А евангелист Марк показывает, как приближаются внешние силы солнечной Ауры — как солнечная Аура, тело солнечного Духа, соединяется с эфирным телом. Это тело находится в том же положении, в котором пребывает наше собственное тело, когда мы засыпаем. Как во время сна уходят внешние солнечные силы, точно так же уходят они и в минуту физической смерти Христа. Поэтому те же слова приводятся и в Евангелии от Марка.
Автор Евангелия от Луки также наблюдает в минуту смерти Иисуса Христа именно то, к чему всегда были обращены его глаза, — то есть астральное тело и носителя «я». Поэтому он не приводит этих слов. Он имеет в виду факты, относящиеся к астральному телу, в котором в эту минуту чувства сострадания и любви доведены до высшей степени. Поэтому этот евангелист приводит следующие слова: «Отче, прости им, ибо не ведают, что творят». Такие слова любви могли исходить только из астрального тела, которое с самого начала описывал евангелист Лука. Все смирение, все самоотречение, выражающиеся в этих словах в их высочайшем выражении, исходят из того астрального тела, на котором с самого начала фиксировалось внимание евангелиста Луки. Отсюда и заключительные слова Христа: «Отче, в руки Твои предаю дух Мой!»

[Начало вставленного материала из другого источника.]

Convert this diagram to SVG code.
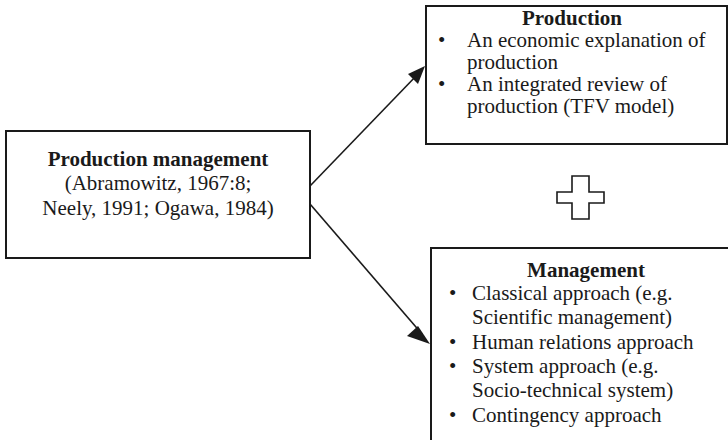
<svg xmlns="http://www.w3.org/2000/svg" width="728" height="440" viewBox="0 0 728 440">
  <style>
    .box { fill: #ffffff; stroke: #1a1a1a; stroke-width: 2; }
    .txt { font-family: "Liberation Serif", "Times New Roman", serif; font-size: 21px; fill: #1a1a1a; }
    .hd { font-weight: bold; text-anchor: middle; }
    .ctr { text-anchor: middle; }
    .link { stroke: #1a1a1a; stroke-width: 1.6; fill: none; }
    .head { fill: #1a1a1a; }
    .plus { fill: #ffffff; stroke: #1a1a1a; stroke-width: 1.6; }
  </style>
  <rect width="728" height="440" fill="#ffffff"/>

  <!-- connectors: straight lines with filled triangular heads -->
  <g id="connectors">
    <line class="link" x1="310" y1="186" x2="418" y2="74"/>
    <path class="head" d="M425,66 L408,74 L418,84 Z"/>
    <line class="link" x1="310" y1="204" x2="422" y2="334"/>
    <path class="head" d="M430,344 L418,326 L407,336 Z"/>
  </g>

  <!-- source node -->
  <g id="production-management">
    <rect class="box" x="6" y="131" width="304" height="127"/>
    <text class="txt hd" x="158" y="166">Production management</text>
    <text class="txt ctr" x="158" y="190">(Abramowitz, 1967:8;</text>
    <text class="txt ctr" x="158" y="215">Neely, 1991; Ogawa, 1984)</text>
  </g>

  <!-- production node -->
  <g id="production">
    <rect class="box" x="426" y="6" width="301" height="138"/>
    <text class="txt hd" x="572" y="25">Production</text>
    <text class="txt" x="438" y="47">•</text>
    <text class="txt" x="467" y="47">An economic explanation of</text>
    <text class="txt" x="467" y="69">production</text>
    <text class="txt" x="438" y="91">•</text>
    <text class="txt" x="467" y="91">An integrated review of</text>
    <text class="txt" x="467" y="113">production (TFV model)</text>
  </g>

  <!-- plus sign -->
  <g id="plus">
    <path class="plus" d="M572,176 H589 V192 H604 V203 H589 V219 H572 V203 H557 V192 H572 Z"/>
  </g>

  <!-- management node -->
  <g id="management">
    <rect class="box" x="431" y="248" width="320" height="210"/>
    <text class="txt hd" x="586" y="277">Management</text>
    <text class="txt" x="449" y="300">•</text>
    <text class="txt" x="472" y="300">Classical approach (e.g.</text>
    <text class="txt" x="472" y="324">Scientific management)</text>
    <text class="txt" x="449" y="349">•</text>
    <text class="txt" x="472" y="349">Human relations approach</text>
    <text class="txt" x="449" y="373">•</text>
    <text class="txt" x="472" y="373">System approach (e.g.</text>
    <text class="txt" x="472" y="397">Socio-technical system)</text>
    <text class="txt" x="449" y="422">•</text>
    <text class="txt" x="472" y="422">Contingency approach</text>
  </g>
</svg>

Что же до евангелиста Иоанна, то он описывает то, что было взято от Земли, но что благодаря человеку должно осуществиться в земном порядке: смысл земного порядка, содержащийся в солнечном Глаголе. Основная тема евангелиста Иоанна — событие Голгофы как завет креста. И евангелист Иоанн описывает нам, как в минуту смерти на кресте Христос учреждает братство — более высокое, чем то, которое основывается на кровном родстве. Прежнее, древнее родство зиждилось на крови. Мария — мать ребенка по крови. То же, что должно объединить между собой души через любовь — учреждено Христом. Своему любимому ученику Он не дает матери посредством кровных уз: Он дает ему Свою собственную мать через дух. Возобновляя первичные связи, утраченные человеком изначально, Он произносит с креста слова, наполняя их новым смыслом: «Вот сын твой!» и «Вот мать твоя!» Созидающий дух, учредивший новые отношения между людьми, вступил в земное развитие с Христом, и этот дух идентичен созидательной силе, проявленной Христом на Голгофе, — идентичен сути жизненного эфира Земли.

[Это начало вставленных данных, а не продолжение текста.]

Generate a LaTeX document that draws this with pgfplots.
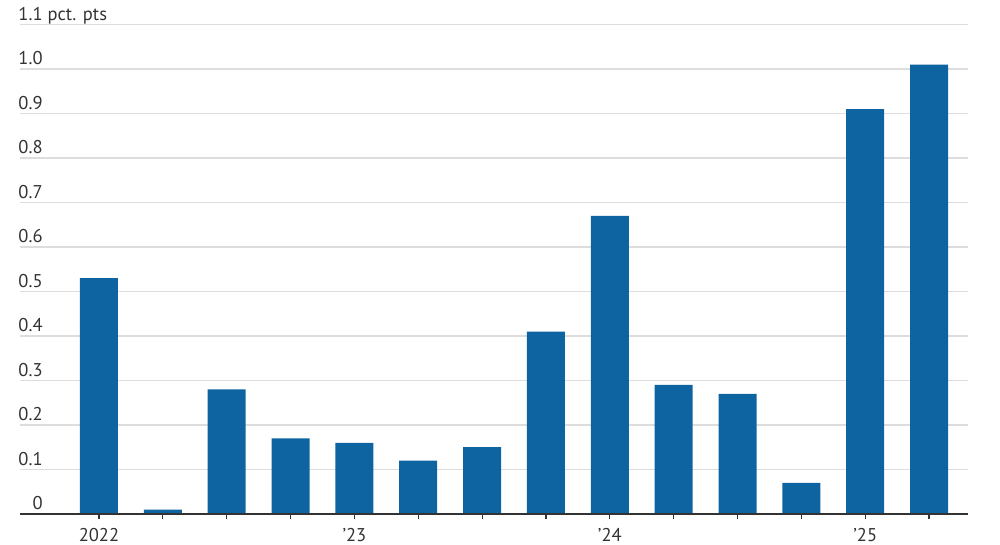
\documentclass[border=0pt]{standalone}
\usepackage{fontspec}
\setmainfont{PT Sans}
\usepackage{pgfplots}
\pgfplotsset{compat=1.18}
\definecolor{barblue}{RGB}{14,100,160}
\definecolor{txt}{RGB}{51,51,51}
\definecolor{gridc}{RGB}{221,221,221}
\begin{document}
\begin{tikzpicture}
\begin{axis}[
  at={(0,0)}, anchor=south west,
  scale only axis,
  width=474pt, height=244.75pt,
  xmin=-1.237, xmax=13.61,
  ymin=0, ymax=1.1,
  axis x line*=bottom,
  axis y line*=left,
  x axis line style={draw=none, -},
  y axis line style={draw=none, -},
  ytick={0,0.1,...,1.1},
  yticklabels={0,0.1,0.2,0.3,0.4,0.5,0.6,0.7,0.8,0.9,1.0,1.1\rlap{ pct. pts}},
  ymajorgrids,
  grid style={gridc, line width=0.75pt},
  xtick={0,...,13},
  xticklabels={2022,,,,’23,,,,’24,,,,’25,},
  xtick align=outside,
  major tick length=2.5pt,
  xtick style={draw=txt, line width=0.6pt},
  ytick style={draw=none},
  tick label style={font=\fontsize{9.25}{11}\selectfont, text=txt},
  /pgf/number format/assume math mode=true,
  yticklabel style={anchor=base east, inner sep=0pt, xshift=11.5pt, yshift=2pt},
  xticklabel style={anchor=base, inner sep=0pt, yshift=-11.5pt},
  clip=false,
]
\addplot[ybar, bar width=19pt, fill=barblue, draw=none] coordinates {
(0,0.53) (1,0.01) (2,0.28) (3,0.17) (4,0.16) (5,0.12) (6,0.15)
(7,0.41) (8,0.67) (9,0.29) (10,0.27) (11,0.07) (12,0.91) (13,1.01)
};
\draw[txt, line width=1pt] (axis cs:-1.237,0) -- (axis cs:13.61,0);
\end{axis}
\pgfresetboundingbox
\useasboundingbox (-10pt,-15.5pt) rectangle (490pt,257pt);
\end{tikzpicture}
\end{document}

Итак, одно и то же событие — событие Христа — стоит за всем, что описывается Евангелиями. Но каждый евангелист ведет свое повествование с точки зрения, которая им взята за исходную с самого начала рассказа; каждый, в зависимости от своих возможностей, направил ясновидящий взор к той стороне, созерцать которую он был предуготован; все же остальное от него ускользает. Таким образом, надо признать, что величайшее событие явления Христа представлено совсем не противоречиво лишь только потому, что оно изображалось под четырьмя различными углами зрения; наоборот, только объединяя все четыре аспекта этого явления, мы и учимся его понимать. И тогда нам кажется, например, совершенно естественным, что исповедание апостола Петра, о котором мы говорили вчера, содержится только в Евангелии от Матфея и его нет ни в одном из остальных трех Евангелий.
Евангелист Марк описывает Христа как солнечную силу, как всеобъемлющую космическую силу, которая действует, — но совершенно по-новому — на Земле. Он, стало быть, рисует величественную силу солнечной Ауры в ее элементарной земной деятельности.
Говоря о внутреннем начале Христа, о Его астральном теле, Евангелие от Луки характеризует по преимуществу человеческую индивидуальность, тот образ жизни, который человек ведет в самом себе; ибо в астральном теле человек живет для себя; именно в астральном теле сосредоточен его наиболее глубокий эгоизм, и в астральном же теле происходит его внутренний рост. Человек не расположен через астральное тело устанавливать связи с себе подобными. Сила, влекущая к общности, сила, благодаря которой одно существо стремится установить отношения с другим существом, находится в теле эфирном. Поэтому евангелист Лука не располагает данными, чтобы говорить о новой, предназначенной к появлению на свет общности. И еще менее к этому склонен евангелист Иоанн, сосредоточенный на сущности «я».
Евангелист же Матфей, наоборот, описывая Иисуса Христа как человека, имеет совершенно особые основания говорить об отношениях, о человеческих переживаниях, вытекающих из того факта, что однажды Бог принял человеческий образ.